Let $T : [0, 1]^2 → [0, 1]$. Consider the following properties:
$T_1 : T (x, 1) = x$
$T_2 : T (x, y) = T (y, x) $
$T_3 : T (x, T (y, z)) = T (T (x, y), z) $
$T_4 $: If $x ≤ u , y ≤ v \Rightarrow T (x, y) ≤ T (u, v) $
Function $T : [0, 1]^2 → [0, 1]$ that satisfies $T_1 − T_4$ is T-norm .
The drastic product ($T(x,y) = \begin{cases} \min(x,y), & \text{if $\max(x,y)=1$} \\ 0, & \text{otherwise} \end{cases}$) clearly is a T-norm
Now show that the drastic product is the least T-norm .

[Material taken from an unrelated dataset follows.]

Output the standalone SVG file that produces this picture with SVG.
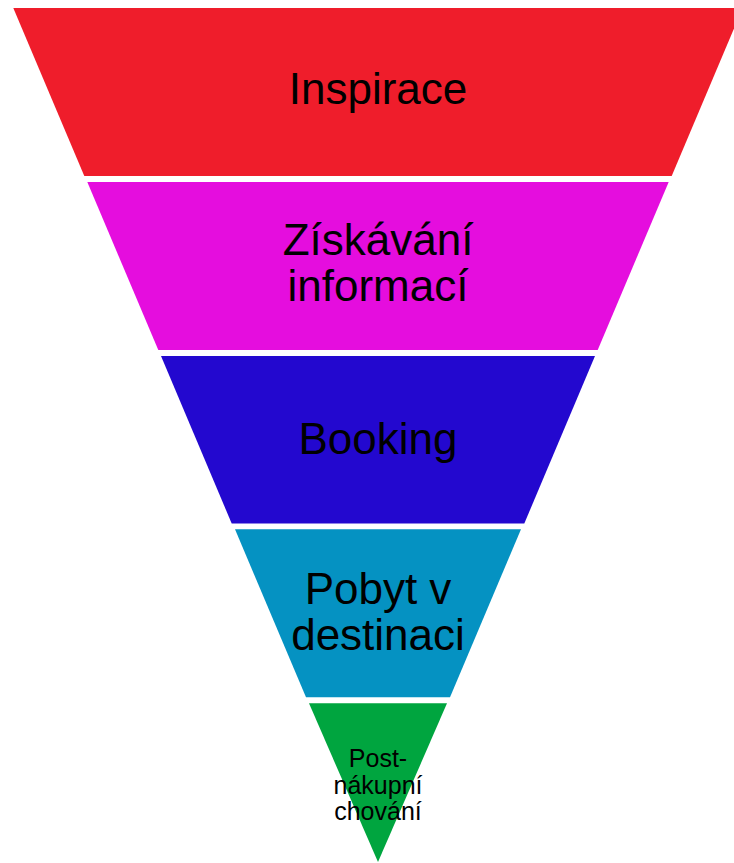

Consider $T'$ satisfying $T_1-T_4.$ Then, if $\max\{x,y\}<1$ it is clear that $$ T(x,y)=0\le T'(x,y).$$ And if $\max\{x,y\}=1$ (assume $x<y=1$ without lost of generality, since $T(x,1)=T(1,x)$) we have that, because of $T_1,$
$$T(x,1)=x=T'(x,1).$$
Thus, we have shown that the drastic product is the smallest $T$-norm.